Pięć zastępów straży pożarnej uczestniczyło w gaszeniu pożaru altany ogrodowej przy ul. Barkowskiej w Bielsku-Białej. Spłonęły m.in. akumulatory i panele fotowoltaiczne małej elektrowni domowej.

Właściciela posesji zaniepokoił smród spalenizny. Po sprawdzeniu okazało się, że w przydomowej altanie ogrodowej wybuchł pożar. Mężczyzna w pierwszej fazie pożaru sam próbował ugasić płomienie. Oficer dyżurny MSK otrzymał zgłoszenie pożaru o godz. 23.38. - Nasze działania polegały na ugaszeniu pożaru a następnie dokonaniu niezbędnych prac rozbiórkowych spalonej konstrukcji budynku - powiedział nam mł. bryg. Piotr Pindel, dowódca zmiany JRG1 w Bielsku-Białej.
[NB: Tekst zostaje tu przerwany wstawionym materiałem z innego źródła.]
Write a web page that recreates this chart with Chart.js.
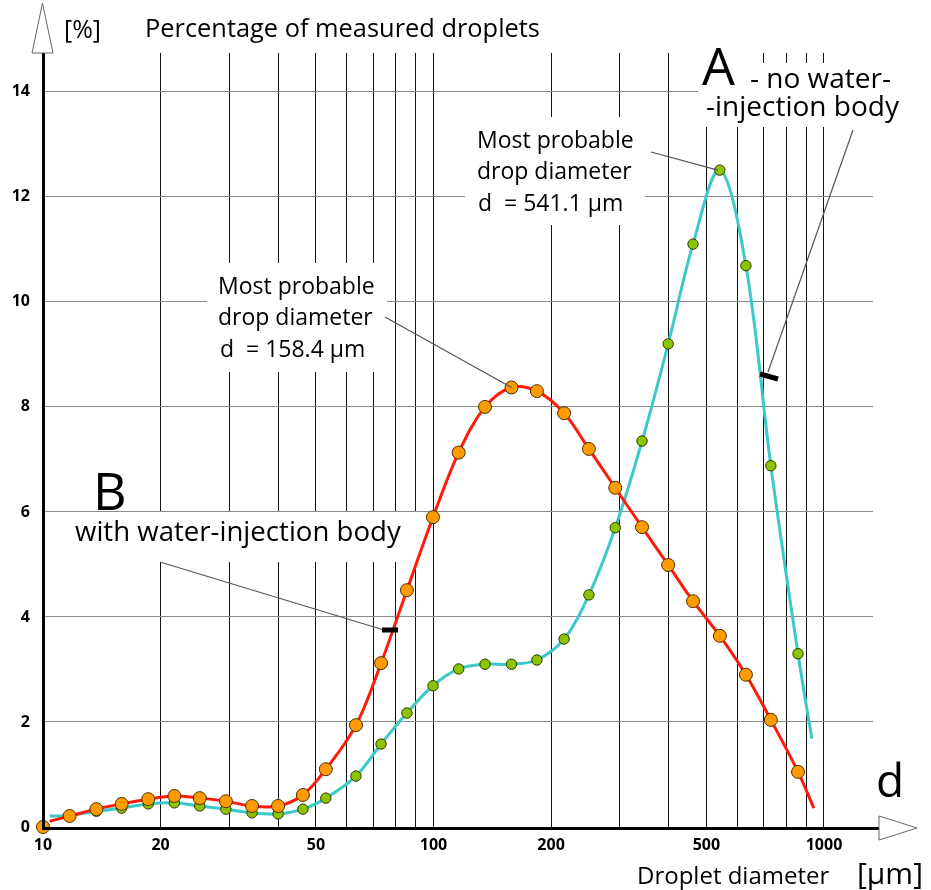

Po ugaszeniu pożaru strażacy wynieśli z altany różnego rodzaju wyposażenie. W wyniku pożaru spłonęła część drewnianej konstrukcji altany o powierzchni około 40 m. kw., akumulatory i panele fotowoltaiczne małej elektrowni domowej oraz część wyposażenia i narzędzi. W działaniach uczestniczyło po dwa zastępy straży pożarnej z JRG1 i OSP Komorowice Śląskie oraz zastęp strażaków z OSP Komorowice Krakowskie. Działania strażaków zostały zakończone o godz. 2.02. Przyczynę pożaru będzie ustalać policja.

Właściciel posesji za naszym pośrednictwem dziękuje wszystkim strażakom, patrolowi policji oraz ekipie pogotowia energetycznego za sprawne przeprowadzenie działań związanych z ugaszeniem pożaru.